Meydana gelen son gelişmeleri dikkatli bir biçimde izleyen korucular bu konuda ortak bir karara da varmışlar. Aldıkları bazı kararları ise basından önce devletle paylaşmak istediklerini belirten Orhan Kandemir 'kan duracaksa görüşmeler sürsün' diyerek şunları söyledi: 'Biz güçlü bir camiayız. Korucu dernekleri ile Bitlis'te, Van'da, Mardin'de, Şırnak'ta, Ankara'da toplantılar yaptık. Bu görüşler bütün korucuların görüşleri. Bütün korucu başları olarak ortak bir karara vardık. Ama önce içişleri bakanımızla, başbakanımızla paylaşmak istiyoruz. Ondan sonra kamuoyu ile paylaşalım. Tamam biz süreci destekliyoruz. Ondan kimsenin bir şüphesi olmasın. Sayın Başbakan'ın başlattığı bu süreci destekleyeceğiz ve arkasında olacağız. Ama dileğim şudur. Bütün siyasi partiler bütün sivil toplum kuruluşları bu süreci destekleyip taşın altına elini koymalıdır.'

Bu süreçte korucuların da görüşlerinin alınmasının önemli olduğunu belirten Kandemir, 'Bu sürece biz de korucu olarak dahil olmak istiyoruz.
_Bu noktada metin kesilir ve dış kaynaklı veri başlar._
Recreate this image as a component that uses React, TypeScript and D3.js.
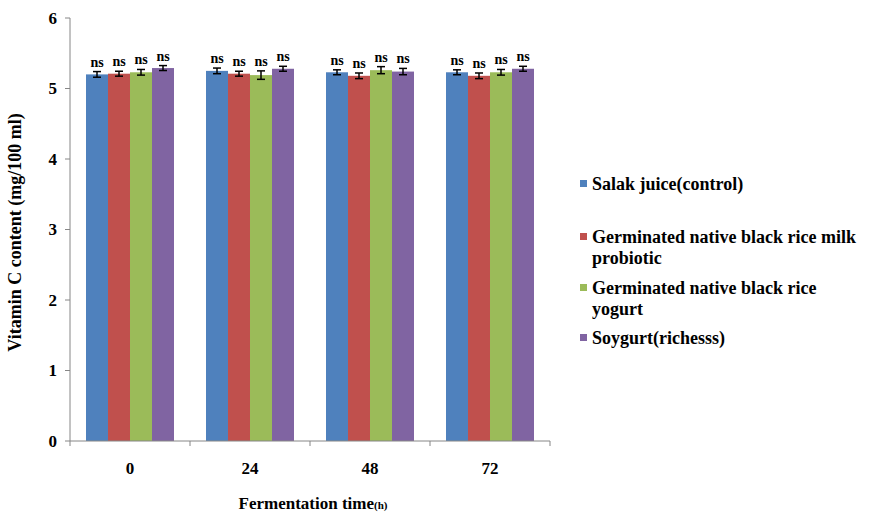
import * as d3 from "d3";

const times = ["0", "24", "48", "72"];
const seriesNames = [
  "Salak juice(control)",
  "Germinated native black rice milk probiotic",
  "Germinated native black rice yogurt",
  "Soygurt(richesss)",
];
const legendLines = [
  ["Salak juice(control)"],
  ["Germinated native black rice milk", "probiotic"],
  ["Germinated native black rice", "yogurt"],
  ["Soygurt(richesss)"],
];
const colors = ["#4F81BD", "#C0504D", "#9BBB59", "#8064A2"];
// values per series, one per fermentation time
const salak = [5.2, 5.25, 5.23, 5.23];
const riceMilk = [5.21, 5.21, 5.18, 5.18];
const riceYogurt = [5.23, 5.19, 5.26, 5.23];
const soygurt = [5.29, 5.28, 5.24, 5.28];
const errors = [
  [0.04, 0.04, 0.035, 0.035],
  [0.035, 0.035, 0.04, 0.04],
  [0.04, 0.06, 0.05, 0.04],
  [0.035, 0.035, 0.045, 0.035],
];
const yTicks = [0, 1, 2, 3, 4, 5, 6];

const W = 869;
const H = 517;
const margin = { top: 18, left: 70, right: 319, bottom: 76 };
const FONT = "'Liberation Serif', 'Times New Roman', serif";

export default function App() {
  const values = [salak, riceMilk, riceYogurt, soygurt];
  const plotW = W - margin.left - margin.right;
  const plotH = H - margin.top - margin.bottom;

  const x = d3.scaleBand().domain(times).range([0, plotW]).paddingInner(0).paddingOuter(0);
  const inner = d3
    .scaleBand()
    .domain(seriesNames)
    .range([16, x.bandwidth() - 16]);
  const y = d3.scaleLinear().domain([0, 6]).range([plotH, 0]);

  const boundaries = [0, ...times.map((t) => (x(t) as number) + x.bandwidth())];

  return (
    <svg
      width={W}
      height={H}
      style={{ position: "absolute", left: 0, top: 0, background: "#fff" }}
    >
      <g transform={`translate(${margin.left},${margin.top})`} fontFamily={FONT} fontWeight="bold">
        {/* bars */}
        {seriesNames.map((s, si) => (
          <g key={s} fill={colors[si]}>
            {times.map((t, ti) => {
              const v = values[si][ti];
              return (
                <rect
                  key={t}
                  x={(x(t) as number) + (inner(s) as number)}
                  y={y(v)}
                  width={inner.bandwidth()}
                  height={plotH - y(v)}
                />
              );
            })}
          </g>
        ))}
        {/* error bars and ns labels */}
        {seriesNames.map((s, si) =>
          times.map((t, ti) => {
            const v = values[si][ti];
            const e = errors[si][ti];
            const cx = (x(t) as number) + (inner(s) as number) + inner.bandwidth() / 2;
            return (
              <g key={s + t}>
                <g stroke="#000" strokeWidth={1.5}>
                  <line x1={cx} x2={cx} y1={y(v + e)} y2={y(v - e)} />
                  <line x1={cx - 4} x2={cx + 4} y1={y(v + e)} y2={y(v + e)} />
                  <line x1={cx - 4} x2={cx + 4} y1={y(v - e)} y2={y(v - e)} />
                </g>
                <text x={cx} y={y(v + e) - 5} textAnchor="middle" fontSize={14}>
                  ns
                </text>
              </g>
            );
          })
        )}
        {/* y axis */}
        <line x1={0} x2={0} y1={0} y2={plotH} stroke="#868686" />
        {yTicks.map((t) => (
          <g key={t} transform={`translate(0,${y(t)})`}>
            <line x1={-5} x2={0} stroke="#868686" />
            <text x={-13} dy="0.35em" textAnchor="end" fontSize={17}>
              {t}
            </text>
          </g>
        ))}
        {/* x axis */}
        <line x1={0} x2={plotW} y1={plotH} y2={plotH} stroke="#868686" />
        {boundaries.map((b, i) => (
          <line key={i} x1={b} x2={b} y1={plotH} y2={plotH + 5} stroke="#868686" />
        ))}
        {times.map((t) => (
          <text
            key={t}
            x={(x(t) as number) + x.bandwidth() / 2}
            y={plotH + 33}
            textAnchor="middle"
            fontSize={17}
          >
            {t}
          </text>
        ))}
        <text x={plotW / 2 + 3} y={plotH + 68} textAnchor="middle" fontSize={17}>
          Fermentation time
          <tspan fontSize={11}>(h)</tspan>
        </text>
        <text
          transform={`translate(${-49},${plotH / 2 + 3}) rotate(-90)`}
          textAnchor="middle"
          fontSize={18}
        >
          Vitamin C content (mg/100 ml)
        </text>
      </g>
      {/* legend */}
      <g transform="translate(580,0)" fontFamily={FONT} fontWeight="bold">
        {legendLines.map((lines, i) => {
          const ys = [190, 243, 294, 344][i];
          return (
            <g key={i}>
              <rect x={0} y={ys - 10} width={7} height={7} fill={colors[i]} />
              {lines.map((ln, li) => (
                <text key={li} x={12} y={ys + li * 21} fontSize={18}>
                  {ln}
                </text>
              ))}
            </g>
          );
        })}
      </g>
    </svg>
  );
}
Bizi muhatap aldıkları zaman daha sağlıklı gelişmeler olur' diye konuştu.

Geçmişte devletin de yanlışı oldu

Konuşmasında özenle devletin birliğinin yanında olduklarını çizen Kandemir, 'Devletin geçmişte hataları olmadı mı' sorusunu, 'Devletimizin bir yanlışı da belki Kürtçe şarkıları yasaklamasıydı. Ben Kürt olduğum için gurur duyuyorum. O dönemleri biz de gördük. Bunların olmaması gerekiyordu. Yaşla kuru bir arada yandı. AK Parti'nin iktidarından sonra Kürtler açısından çok şey değişti. Bugün o yasaklar kaldırıldı. Şimdi Kürtçe eğitim dahi veriliyor. Kürt halkı için çok şey yapılmaya başlandı. Bunu da inkâr etmemek lazım… Ben bir Kürt olarak bu bayrağın altında, tek bir ülkede yaşamak istiyorum. Ayrımcılık istemiyorum. Tek bayrak olsun. Ana dil olsun, Kürtçe eğitim olsun. Ama silahlar olmasın. Biz örgüt silah bırakmadıkça sorunların çözüleceğine inanmıyoruz.'

Askerin önünde biz yürüyoruz

Mardin'in 30 kilometre kadar dışında hakim tepede nöbet tutulan bir korucu noktası. Yaşları 35 ile 60 arasındaki bu korucular bölgeyi iyi bildikleri için operasyonlarda askerin önünde yürüdüklerini söylüyor. Ayrıca bölgeden geçen Botaş Petrol Boru Hattı üzerinde de devriyeye çıkarak olası sabotajları önlemeye çalışıyorlar. Ziver Ökmen, 1994 yılında 17 yaşında koruculuğa başlamış. Ökmen, 'Koruculuk kaldırılırsa geleceğimiz iyi görünmüyor. Barış olursa silahları bırakırız. Bölge huzurlu olur, devlet bize de bir çare bulur. Savaşı bitirecekse, Apo ile görüşülmesi normal' dedi.

Bu kadar yıl emek verdim

Ali Kanat (1967) geleceklerinden kaygı duyduğunu ifade ediyor. Yıllardır çiftçilik yapamadıklarını belirterek, 'Daha önce çiftçilik yapıyorduk. PKK köylerimize geldiğinde huzur kalmamıştı. Köye gelip dağ için genç istiyorlardı. Yani bizim tek çaremiz elimize silah almaktı. Eski işimizi de yapabiliriz belki. Ama yine de bu kadar yıldır emek verdik. Bunun karşılığını elbette devletten istiyorum. Ama barış da olsun' dedi.